Photo: Half Acre Brewery
IH: What’s Chicago’s place in the brewery world? How are we staying relevant?
MK: We remain one of the most-distributed-to markets in the world. And that means that brewers here are pushed to find a unique conceptual space to brew in. So we’ve seen some really weird and unprecedented breweries open here like Off Color, Whiner and 5 Rabbit. We’re still a big bourbon barrel-aging town, but almost everyone is these days, so we don’t really have a style-specific identity. However, because of Siebel and Cicerone, we do have a bit of an intellectual center in the brewing world.
IH: Which players in Chicago brewing scene are you paying the closest attention to at the moment and why? Any beers or collaborations you’re looking forward to?
MK: Off Color continues to make some of my favorite beers, from their Kottbusser beer called Scurry, their Gose beer called Troublesome, to some of their mixed-culture beers like Papillion and their Eeeek! High Life collaboration. Half Acre makes my favorite hoppy beers, hands-down. Metropolitan’s German-style lagers (they refuse to change) are fundamental to drinking in Chicago. 5 Rabbit is quietly making some of the most inventive beers in the country with Latin-inspired ingredients.
IH: Cool, what’s next? What do you see as the future of craft beer?

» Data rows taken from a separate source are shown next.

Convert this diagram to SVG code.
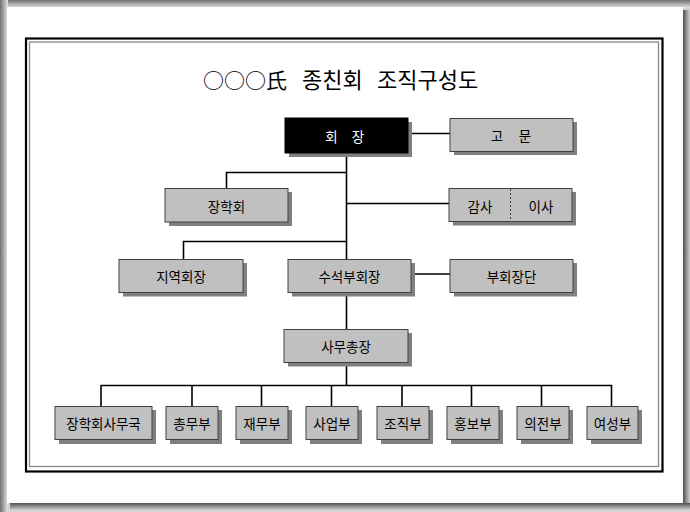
<svg xmlns="http://www.w3.org/2000/svg" width="690" height="512" viewBox="0 0 690 512">
<defs>
<style>
.box{fill:#c0c0c0;stroke:#404040;stroke-width:1}
.sh{fill:#808080}
.t{font-family:"Noto Sans CJK KR","Liberation Sans",sans-serif;font-size:13.5px;fill:#000;text-anchor:middle;dominant-baseline:central}
.ln{stroke:#000;stroke-width:1.6;fill:none}
</style>
<linearGradient id="gt" x1="0" y1="0" x2="0" y2="1"><stop offset="0" stop-color="#707070"/><stop offset="1" stop-color="#e6e6e6"/></linearGradient>
<linearGradient id="gl" x1="0" y1="0" x2="1" y2="0"><stop offset="0" stop-color="#707070"/><stop offset="1" stop-color="#e6e6e6"/></linearGradient>
<linearGradient id="gr" x1="0" y1="0" x2="1" y2="0"><stop offset="0" stop-color="#505050"/><stop offset="1" stop-color="#d0d0d0"/></linearGradient>
<linearGradient id="gb" x1="0" y1="0" x2="0" y2="1"><stop offset="0" stop-color="#505050"/><stop offset="1" stop-color="#d0d0d0"/></linearGradient>
</defs>
<g id="background">
<rect x="0" y="0" width="690" height="512" fill="#d4d4d4"/>
<rect x="0" y="0" width="690" height="8" fill="url(#gt)"/>
<rect x="0" y="0" width="8" height="512" fill="url(#gl)"/>
<rect x="683" y="10" width="7" height="500" fill="url(#gr)"/>
<rect x="10" y="503" width="680" height="7" fill="url(#gb)"/>
<rect x="7" y="7" width="676" height="496" fill="#fff"/>
<rect x="26" y="38.5" width="636.5" height="433" fill="none" stroke="#000" stroke-width="2.2"/>
<rect x="29.5" y="42" width="629" height="424.5" fill="none" stroke="#888" stroke-width="1.3"/>
</g>
<g id="title" font-family="'Noto Sans CJK KR','Liberation Sans',sans-serif" fill="#000">
<text x="203" y="88" font-size="21">○○○氏</text>
<text x="302" y="88" font-size="22">종친회</text>
<text x="377" y="88" font-size="22">조직구성도</text>
</g>
<g id="connectors">
<path class="ln" d="M346.5 153 V386"/>
<path class="ln" d="M408 133.5 H450"/>
<path class="ln" d="M346.5 172.5 H226.5 V188"/>
<path class="ln" d="M346.5 203.5 H449"/>
<path class="ln" d="M346.5 241.5 H183.5 V259"/>
<path class="ln" d="M411 274 H450"/>
<path class="ln" d="M101 385.5 H612 M101 385 V406 M192 385 V406 M261.5 385 V406 M331.5 385 V406 M402 385 V406 M471.5 385 V406 M541.5 385 V406 M611.5 385 V406"/>
</g>
<g id="n-hoejang">
<rect class="sh" x="289" y="122" width="123" height="35"/>
<rect x="285" y="118" width="123" height="35" fill="#000" stroke="#000"/>
<text class="t" y="135.5" style="fill:#fff"><tspan x="331.5">회</tspan><tspan x="358">장</tspan></text>
</g>
<g id="n-gomun">
<rect class="sh" x="454" y="122" width="123" height="33"/>
<rect class="box" x="450" y="118.5" width="123" height="33"/>
<text class="t" y="135"><tspan x="497">고</tspan><tspan x="525">문</tspan></text>
</g>
<g id="n-janghakhoe">
<rect class="sh" x="169" y="192" width="123" height="34"/>
<rect class="box" x="165" y="188.5" width="123" height="33.5"/>
<text class="t" x="226.5" y="205.5">장학회</text>
</g>
<g id="n-gamsa-isa">
<rect class="sh" x="453" y="192" width="123" height="33.5"/>
<rect class="box" x="449" y="188.5" width="123" height="33"/>
<line x1="510.5" y1="189" x2="510.5" y2="221" stroke="#404040" stroke-width="1" stroke-dasharray="2,2"/>
<text class="t" x="480" y="205.5">감사</text>
<text class="t" x="541" y="205.5">이사</text>
</g>
<g id="n-jiyeok">
<rect class="sh" x="123" y="263" width="124" height="33.5"/>
<rect class="box" x="119" y="259.5" width="124" height="33"/>
<text class="t" x="181" y="276">지역회장</text>
</g>
<g id="n-suseok">
<rect class="sh" x="292" y="263" width="123" height="33.5"/>
<rect class="box" x="288" y="259.5" width="123" height="33"/>
<text class="t" x="349.5" y="276">수석부회장</text>
</g>
<g id="n-buhoejangdan">
<rect class="sh" x="454" y="263" width="123" height="33.5"/>
<rect class="box" x="450" y="259.5" width="123" height="33"/>
<text class="t" x="511.5" y="276">부회장단</text>
</g>
<g id="n-samuchongjang">
<rect class="sh" x="288" y="333" width="124" height="33.5"/>
<rect class="box" x="284" y="329.5" width="124" height="33"/>
<text class="t" x="346" y="346">사무총장</text>
</g>
<g id="n-samuguk">
<rect class="sh" x="59" y="410" width="97" height="34"/>
<rect class="box" x="55" y="406.5" width="97" height="33"/>
<text class="t" x="103.5" y="423">장학회사무국</text>
</g>
<g id="n-chongmu">
<rect class="sh" x="170" y="410" width="52" height="34"/>
<rect class="box" x="166" y="406.5" width="52" height="33"/>
<text class="t" x="192" y="423">총무부</text>
</g>
<g id="n-jaemu">
<rect class="sh" x="240" y="410" width="52" height="34"/>
<rect class="box" x="236" y="406.5" width="52" height="33"/>
<text class="t" x="262" y="423">재무부</text>
</g>
<g id="n-saeop">
<rect class="sh" x="310" y="410" width="52" height="34"/>
<rect class="box" x="306" y="406.5" width="52" height="33"/>
<text class="t" x="332" y="423">사업부</text>
</g>
<g id="n-jojik">
<rect class="sh" x="381" y="410" width="52" height="34"/>
<rect class="box" x="377" y="406.5" width="52" height="33"/>
<text class="t" x="403" y="423">조직부</text>
</g>
<g id="n-hongbo">
<rect class="sh" x="451" y="410" width="52" height="34"/>
<rect class="box" x="447" y="406.5" width="52" height="33"/>
<text class="t" x="473" y="423">홍보부</text>
</g>
<g id="n-uijeon">
<rect class="sh" x="521" y="410" width="52" height="34"/>
<rect class="box" x="517" y="406.5" width="52" height="33"/>
<text class="t" x="543" y="423">의전부</text>
</g>
<g id="n-yeoseong">
<rect class="sh" x="591" y="410" width="51" height="34"/>
<rect class="box" x="587" y="406.5" width="51" height="33"/>
<text class="t" x="612.5" y="423">여성부</text>
</g>
</svg>
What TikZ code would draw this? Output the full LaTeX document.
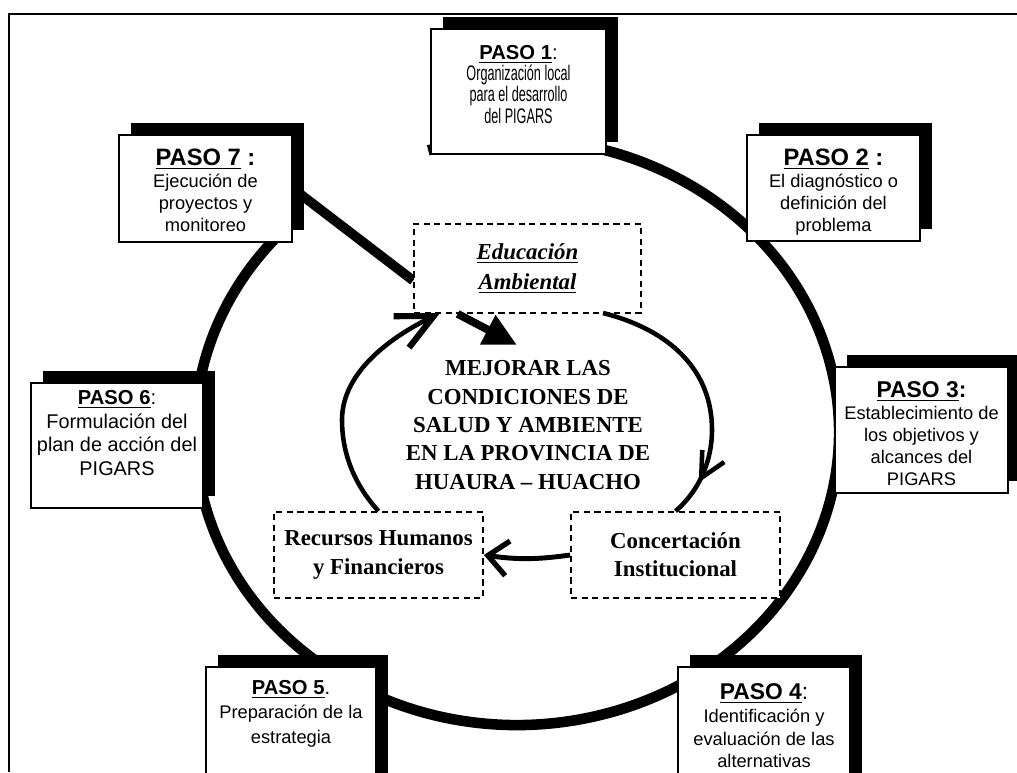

MK: The science of brewing is getting a major investment right now from breweries big and small. We’re going to see those breweries who invest in LABS, education and quality control separate from the crowd pretty quickly. At the same time, more esoteric ventures in the artisanal realm keep producing new ideas that the science hasn’t caught up with yet. Just look at this interview GBH did with Chris White of White Labs this week. Yeast science is bonkers right now. It’s like we just discovered how vast the galaxy is.